--- begin DATASET EXTRACT ---

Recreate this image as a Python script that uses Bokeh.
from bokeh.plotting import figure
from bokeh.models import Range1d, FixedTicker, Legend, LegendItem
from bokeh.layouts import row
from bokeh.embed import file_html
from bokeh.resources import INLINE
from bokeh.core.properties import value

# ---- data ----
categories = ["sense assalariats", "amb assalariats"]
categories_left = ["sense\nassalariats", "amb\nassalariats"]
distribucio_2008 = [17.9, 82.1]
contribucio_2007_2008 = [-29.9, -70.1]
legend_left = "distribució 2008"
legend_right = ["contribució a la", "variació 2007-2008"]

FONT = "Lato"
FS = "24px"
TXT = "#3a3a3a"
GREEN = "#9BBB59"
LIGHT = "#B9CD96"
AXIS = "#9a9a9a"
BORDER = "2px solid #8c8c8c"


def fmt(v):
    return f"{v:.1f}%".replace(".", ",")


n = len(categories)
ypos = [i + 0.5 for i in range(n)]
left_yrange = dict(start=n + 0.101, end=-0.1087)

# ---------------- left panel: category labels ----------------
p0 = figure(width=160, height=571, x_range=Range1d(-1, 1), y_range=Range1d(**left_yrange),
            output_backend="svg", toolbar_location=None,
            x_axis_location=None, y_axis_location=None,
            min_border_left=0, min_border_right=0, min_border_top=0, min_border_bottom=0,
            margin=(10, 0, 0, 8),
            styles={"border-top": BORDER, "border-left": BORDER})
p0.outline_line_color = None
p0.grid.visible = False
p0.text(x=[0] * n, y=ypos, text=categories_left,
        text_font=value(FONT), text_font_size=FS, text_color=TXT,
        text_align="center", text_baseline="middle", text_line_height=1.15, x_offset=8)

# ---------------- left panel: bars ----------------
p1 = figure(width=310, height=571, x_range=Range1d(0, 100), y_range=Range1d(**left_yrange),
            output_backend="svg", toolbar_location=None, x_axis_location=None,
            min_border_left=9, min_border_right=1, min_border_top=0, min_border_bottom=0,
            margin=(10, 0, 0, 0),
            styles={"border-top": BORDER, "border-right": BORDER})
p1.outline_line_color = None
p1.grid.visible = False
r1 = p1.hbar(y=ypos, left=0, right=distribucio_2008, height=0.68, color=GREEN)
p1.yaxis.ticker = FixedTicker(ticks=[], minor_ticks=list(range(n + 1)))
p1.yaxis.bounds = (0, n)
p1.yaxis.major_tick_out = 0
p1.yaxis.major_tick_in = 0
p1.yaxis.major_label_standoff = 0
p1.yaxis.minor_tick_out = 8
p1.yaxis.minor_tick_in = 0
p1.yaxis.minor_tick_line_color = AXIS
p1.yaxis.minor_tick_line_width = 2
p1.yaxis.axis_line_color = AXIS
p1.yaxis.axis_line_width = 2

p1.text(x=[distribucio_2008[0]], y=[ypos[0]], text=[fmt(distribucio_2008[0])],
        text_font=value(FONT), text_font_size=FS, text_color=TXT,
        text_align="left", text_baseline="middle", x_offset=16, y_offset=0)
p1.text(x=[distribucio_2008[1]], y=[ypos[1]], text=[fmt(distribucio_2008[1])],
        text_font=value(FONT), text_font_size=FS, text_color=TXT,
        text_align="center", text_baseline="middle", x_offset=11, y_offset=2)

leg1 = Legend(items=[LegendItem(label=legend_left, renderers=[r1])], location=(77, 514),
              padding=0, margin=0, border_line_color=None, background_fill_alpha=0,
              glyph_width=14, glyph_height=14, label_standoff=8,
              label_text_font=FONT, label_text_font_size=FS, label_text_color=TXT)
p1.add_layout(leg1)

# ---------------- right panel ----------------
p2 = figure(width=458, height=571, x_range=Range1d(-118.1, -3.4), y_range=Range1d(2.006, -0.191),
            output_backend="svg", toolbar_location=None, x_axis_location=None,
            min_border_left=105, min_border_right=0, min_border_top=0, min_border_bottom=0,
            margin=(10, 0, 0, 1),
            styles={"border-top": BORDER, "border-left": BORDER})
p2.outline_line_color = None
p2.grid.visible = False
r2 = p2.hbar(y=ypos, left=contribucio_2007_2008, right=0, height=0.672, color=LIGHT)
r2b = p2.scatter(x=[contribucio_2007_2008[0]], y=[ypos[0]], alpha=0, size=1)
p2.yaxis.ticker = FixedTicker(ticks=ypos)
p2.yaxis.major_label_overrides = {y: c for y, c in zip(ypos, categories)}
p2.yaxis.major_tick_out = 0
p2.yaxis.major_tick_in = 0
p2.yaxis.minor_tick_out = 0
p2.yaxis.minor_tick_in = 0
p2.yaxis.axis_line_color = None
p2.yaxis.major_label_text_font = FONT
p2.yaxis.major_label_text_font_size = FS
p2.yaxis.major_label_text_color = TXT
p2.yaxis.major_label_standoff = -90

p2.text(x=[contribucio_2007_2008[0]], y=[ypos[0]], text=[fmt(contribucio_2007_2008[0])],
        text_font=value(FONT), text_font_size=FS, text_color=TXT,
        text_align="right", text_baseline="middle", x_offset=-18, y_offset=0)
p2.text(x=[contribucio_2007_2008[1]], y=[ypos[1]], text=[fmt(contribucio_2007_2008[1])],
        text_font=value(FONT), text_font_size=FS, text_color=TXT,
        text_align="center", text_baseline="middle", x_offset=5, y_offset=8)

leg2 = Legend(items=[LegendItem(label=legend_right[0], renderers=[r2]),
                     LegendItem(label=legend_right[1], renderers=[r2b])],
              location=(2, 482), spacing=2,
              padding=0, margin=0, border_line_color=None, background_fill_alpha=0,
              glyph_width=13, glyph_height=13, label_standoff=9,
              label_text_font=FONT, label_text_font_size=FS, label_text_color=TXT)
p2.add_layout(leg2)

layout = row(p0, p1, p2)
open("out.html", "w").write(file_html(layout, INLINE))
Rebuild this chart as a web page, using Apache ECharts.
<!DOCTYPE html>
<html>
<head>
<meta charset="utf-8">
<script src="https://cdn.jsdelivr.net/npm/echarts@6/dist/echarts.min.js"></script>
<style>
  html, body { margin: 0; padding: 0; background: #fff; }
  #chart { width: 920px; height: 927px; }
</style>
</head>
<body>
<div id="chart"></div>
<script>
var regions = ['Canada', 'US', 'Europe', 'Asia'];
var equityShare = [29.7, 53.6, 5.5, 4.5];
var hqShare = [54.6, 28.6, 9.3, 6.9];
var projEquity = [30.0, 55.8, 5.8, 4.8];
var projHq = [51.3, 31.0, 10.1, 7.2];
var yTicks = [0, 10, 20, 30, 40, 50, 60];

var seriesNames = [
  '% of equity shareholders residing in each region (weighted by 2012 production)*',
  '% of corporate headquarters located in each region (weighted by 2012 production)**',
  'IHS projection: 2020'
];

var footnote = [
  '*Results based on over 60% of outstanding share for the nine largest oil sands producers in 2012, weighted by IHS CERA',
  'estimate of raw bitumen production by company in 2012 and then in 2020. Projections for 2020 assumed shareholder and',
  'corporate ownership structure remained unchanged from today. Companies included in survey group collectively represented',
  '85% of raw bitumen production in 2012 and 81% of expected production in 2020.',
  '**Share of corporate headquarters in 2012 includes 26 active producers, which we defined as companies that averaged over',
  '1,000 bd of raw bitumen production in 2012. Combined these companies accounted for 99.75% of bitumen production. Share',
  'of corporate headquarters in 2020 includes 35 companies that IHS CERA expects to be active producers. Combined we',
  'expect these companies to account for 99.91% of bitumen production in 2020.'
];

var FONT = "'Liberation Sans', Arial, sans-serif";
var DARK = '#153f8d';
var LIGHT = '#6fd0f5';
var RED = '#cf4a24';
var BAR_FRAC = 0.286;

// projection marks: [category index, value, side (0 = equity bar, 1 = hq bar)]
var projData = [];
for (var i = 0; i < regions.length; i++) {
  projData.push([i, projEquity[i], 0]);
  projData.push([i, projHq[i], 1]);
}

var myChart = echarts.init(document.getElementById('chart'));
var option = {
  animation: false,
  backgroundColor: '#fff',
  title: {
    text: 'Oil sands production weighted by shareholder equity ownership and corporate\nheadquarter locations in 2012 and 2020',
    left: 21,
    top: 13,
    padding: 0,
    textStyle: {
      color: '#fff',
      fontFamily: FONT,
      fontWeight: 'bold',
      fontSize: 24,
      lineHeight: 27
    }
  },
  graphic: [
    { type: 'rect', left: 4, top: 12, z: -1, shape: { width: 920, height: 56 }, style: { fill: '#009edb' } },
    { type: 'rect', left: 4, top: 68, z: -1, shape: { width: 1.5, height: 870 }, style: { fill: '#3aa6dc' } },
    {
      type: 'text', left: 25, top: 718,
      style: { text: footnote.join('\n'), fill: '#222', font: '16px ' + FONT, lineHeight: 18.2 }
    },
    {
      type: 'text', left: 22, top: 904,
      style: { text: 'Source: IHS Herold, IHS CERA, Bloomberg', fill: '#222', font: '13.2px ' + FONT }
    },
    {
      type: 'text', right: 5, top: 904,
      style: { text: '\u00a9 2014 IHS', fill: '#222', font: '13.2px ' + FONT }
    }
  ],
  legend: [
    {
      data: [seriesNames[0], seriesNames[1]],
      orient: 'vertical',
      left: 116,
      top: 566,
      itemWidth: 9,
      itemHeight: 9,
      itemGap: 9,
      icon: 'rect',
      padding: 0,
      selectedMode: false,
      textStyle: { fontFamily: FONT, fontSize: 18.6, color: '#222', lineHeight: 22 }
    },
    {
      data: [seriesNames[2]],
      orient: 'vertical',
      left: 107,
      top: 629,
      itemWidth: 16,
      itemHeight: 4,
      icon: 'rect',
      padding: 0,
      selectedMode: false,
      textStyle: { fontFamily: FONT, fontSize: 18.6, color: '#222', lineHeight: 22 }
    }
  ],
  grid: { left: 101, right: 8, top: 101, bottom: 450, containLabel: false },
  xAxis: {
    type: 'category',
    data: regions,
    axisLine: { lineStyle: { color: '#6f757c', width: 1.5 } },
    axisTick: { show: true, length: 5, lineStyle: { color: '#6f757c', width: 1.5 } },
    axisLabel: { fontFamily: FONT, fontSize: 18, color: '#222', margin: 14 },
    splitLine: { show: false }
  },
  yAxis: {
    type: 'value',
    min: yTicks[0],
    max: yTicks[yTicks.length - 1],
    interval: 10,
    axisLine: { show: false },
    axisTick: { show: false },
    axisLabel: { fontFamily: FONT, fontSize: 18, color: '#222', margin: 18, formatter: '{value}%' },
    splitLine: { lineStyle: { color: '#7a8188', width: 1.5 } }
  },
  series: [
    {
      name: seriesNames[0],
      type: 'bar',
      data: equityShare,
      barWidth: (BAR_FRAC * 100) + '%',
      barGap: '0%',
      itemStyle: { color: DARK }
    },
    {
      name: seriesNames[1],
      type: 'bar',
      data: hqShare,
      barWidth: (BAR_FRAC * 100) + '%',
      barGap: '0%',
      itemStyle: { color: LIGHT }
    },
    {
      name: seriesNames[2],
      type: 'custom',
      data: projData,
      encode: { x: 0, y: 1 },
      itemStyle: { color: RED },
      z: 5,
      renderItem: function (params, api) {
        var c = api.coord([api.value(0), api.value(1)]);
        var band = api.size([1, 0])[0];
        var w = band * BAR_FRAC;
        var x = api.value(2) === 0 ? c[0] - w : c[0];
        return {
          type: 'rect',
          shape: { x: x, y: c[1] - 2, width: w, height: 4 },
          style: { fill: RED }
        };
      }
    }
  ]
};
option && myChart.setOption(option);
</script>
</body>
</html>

--- end DATASET EXTRACT ---

WRITTEN REQUEST
Word for word, quote the lines of the material from the first line through the line with "left_yrange = dict(start=n", both ends included.

FINAL RESULT
Recreate this image as a Python script that uses Bokeh.
from bokeh.plotting import figure
from bokeh.models import Range1d, FixedTicker, Legend, LegendItem
from bokeh.layouts import row
from bokeh.embed import file_html
from bokeh.resources import INLINE
from bokeh.core.properties import value

# ---- data ----
categories = ["sense assalariats", "amb assalariats"]
categories_left = ["sense\nassalariats", "amb\nassalariats"]
distribucio_2008 = [17.9, 82.1]
contribucio_2007_2008 = [-29.9, -70.1]
legend_left = "distribució 2008"
legend_right = ["contribució a la", "variació 2007-2008"]

FONT = "Lato"
FS = "24px"
TXT = "#3a3a3a"
GREEN = "#9BBB59"
LIGHT = "#B9CD96"
AXIS = "#9a9a9a"
BORDER = "2px solid #8c8c8c"


def fmt(v):
    return f"{v:.1f}%".replace(".", ",")


n = len(categories)
ypos = [i + 0.5 for i in range(n)]
left_yrange = dict(start=n + 0.101, end=-0.1087)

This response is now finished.